Data ->

━━━━━━━━

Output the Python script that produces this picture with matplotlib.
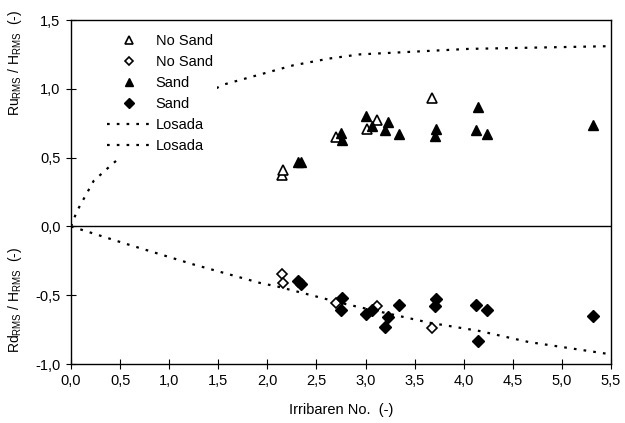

━━━━━━━━

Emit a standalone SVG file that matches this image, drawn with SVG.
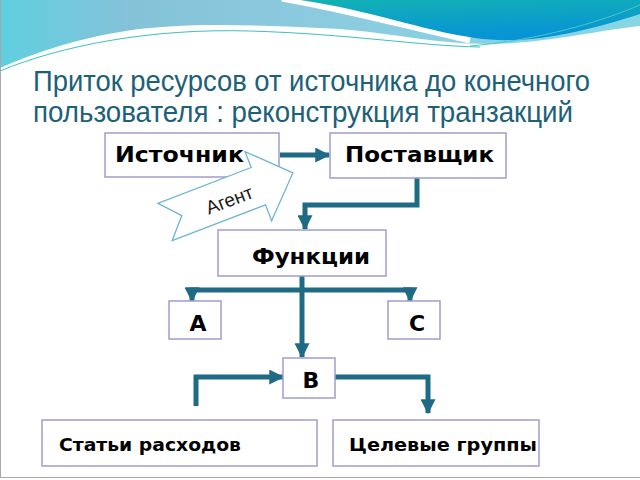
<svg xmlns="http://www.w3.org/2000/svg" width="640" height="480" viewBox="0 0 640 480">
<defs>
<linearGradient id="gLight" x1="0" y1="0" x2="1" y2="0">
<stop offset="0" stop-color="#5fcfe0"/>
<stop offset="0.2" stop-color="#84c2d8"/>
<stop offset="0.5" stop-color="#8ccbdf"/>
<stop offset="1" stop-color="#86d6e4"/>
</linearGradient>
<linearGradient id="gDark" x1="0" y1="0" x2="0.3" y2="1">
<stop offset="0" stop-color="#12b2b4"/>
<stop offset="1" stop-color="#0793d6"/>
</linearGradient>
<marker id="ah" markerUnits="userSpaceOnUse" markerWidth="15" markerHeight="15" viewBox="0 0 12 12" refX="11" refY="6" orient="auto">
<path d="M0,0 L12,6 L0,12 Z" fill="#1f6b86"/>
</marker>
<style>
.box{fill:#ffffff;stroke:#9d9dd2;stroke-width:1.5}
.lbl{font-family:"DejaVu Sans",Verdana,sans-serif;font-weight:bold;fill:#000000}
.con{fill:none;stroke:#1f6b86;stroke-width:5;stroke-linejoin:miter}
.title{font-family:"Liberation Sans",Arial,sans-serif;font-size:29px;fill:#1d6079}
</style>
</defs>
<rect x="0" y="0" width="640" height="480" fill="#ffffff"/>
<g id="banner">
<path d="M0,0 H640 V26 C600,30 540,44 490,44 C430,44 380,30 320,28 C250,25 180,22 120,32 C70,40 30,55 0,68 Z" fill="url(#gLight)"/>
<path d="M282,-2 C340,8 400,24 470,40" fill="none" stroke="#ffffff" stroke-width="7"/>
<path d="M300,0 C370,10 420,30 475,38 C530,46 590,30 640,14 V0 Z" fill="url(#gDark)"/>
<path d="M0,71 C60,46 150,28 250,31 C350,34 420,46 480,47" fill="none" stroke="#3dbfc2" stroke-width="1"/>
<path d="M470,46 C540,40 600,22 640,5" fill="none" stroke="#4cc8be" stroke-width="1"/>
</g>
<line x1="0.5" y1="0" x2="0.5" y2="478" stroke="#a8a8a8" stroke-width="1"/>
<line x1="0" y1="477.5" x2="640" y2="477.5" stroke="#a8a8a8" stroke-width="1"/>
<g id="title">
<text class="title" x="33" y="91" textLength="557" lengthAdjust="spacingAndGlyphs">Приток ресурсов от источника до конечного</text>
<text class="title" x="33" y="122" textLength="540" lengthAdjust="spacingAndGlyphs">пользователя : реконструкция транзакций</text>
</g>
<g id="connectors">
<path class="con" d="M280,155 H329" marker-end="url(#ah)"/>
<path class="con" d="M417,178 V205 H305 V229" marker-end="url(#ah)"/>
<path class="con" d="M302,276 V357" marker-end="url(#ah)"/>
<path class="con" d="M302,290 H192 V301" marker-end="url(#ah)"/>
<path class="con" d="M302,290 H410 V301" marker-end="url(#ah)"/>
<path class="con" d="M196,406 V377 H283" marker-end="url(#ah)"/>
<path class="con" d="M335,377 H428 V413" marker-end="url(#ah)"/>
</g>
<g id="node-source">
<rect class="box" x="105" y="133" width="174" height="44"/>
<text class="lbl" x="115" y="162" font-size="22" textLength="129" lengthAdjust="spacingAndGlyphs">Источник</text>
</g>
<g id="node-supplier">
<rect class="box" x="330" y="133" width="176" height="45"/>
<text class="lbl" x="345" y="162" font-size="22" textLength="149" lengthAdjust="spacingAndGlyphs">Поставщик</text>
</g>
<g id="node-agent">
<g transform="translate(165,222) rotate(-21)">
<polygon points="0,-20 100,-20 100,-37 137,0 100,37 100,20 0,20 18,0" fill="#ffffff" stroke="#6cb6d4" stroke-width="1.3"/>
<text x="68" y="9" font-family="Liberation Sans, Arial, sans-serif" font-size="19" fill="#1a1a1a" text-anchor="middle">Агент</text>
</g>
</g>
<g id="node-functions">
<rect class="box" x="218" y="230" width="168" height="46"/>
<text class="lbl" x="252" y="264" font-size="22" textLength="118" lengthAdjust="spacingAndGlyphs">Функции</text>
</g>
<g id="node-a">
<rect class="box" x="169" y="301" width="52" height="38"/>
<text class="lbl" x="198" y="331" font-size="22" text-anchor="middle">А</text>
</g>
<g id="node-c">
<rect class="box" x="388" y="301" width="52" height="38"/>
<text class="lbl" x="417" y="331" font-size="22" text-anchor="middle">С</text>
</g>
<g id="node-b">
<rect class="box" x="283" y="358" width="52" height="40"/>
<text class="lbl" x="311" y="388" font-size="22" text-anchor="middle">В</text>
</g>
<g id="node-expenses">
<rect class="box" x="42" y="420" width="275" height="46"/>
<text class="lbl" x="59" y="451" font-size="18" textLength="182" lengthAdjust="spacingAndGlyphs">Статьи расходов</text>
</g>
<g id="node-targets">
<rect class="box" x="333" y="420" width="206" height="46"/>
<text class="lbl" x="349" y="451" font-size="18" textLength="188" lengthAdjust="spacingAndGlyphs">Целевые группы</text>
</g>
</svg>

━━━━━━━━

Task instructions ->
Find each line holding "with". Copy it out.

Task result ->
Output the Python script that produces this picture with matplotlib.
Emit a standalone SVG file that matches this image, drawn with SVG.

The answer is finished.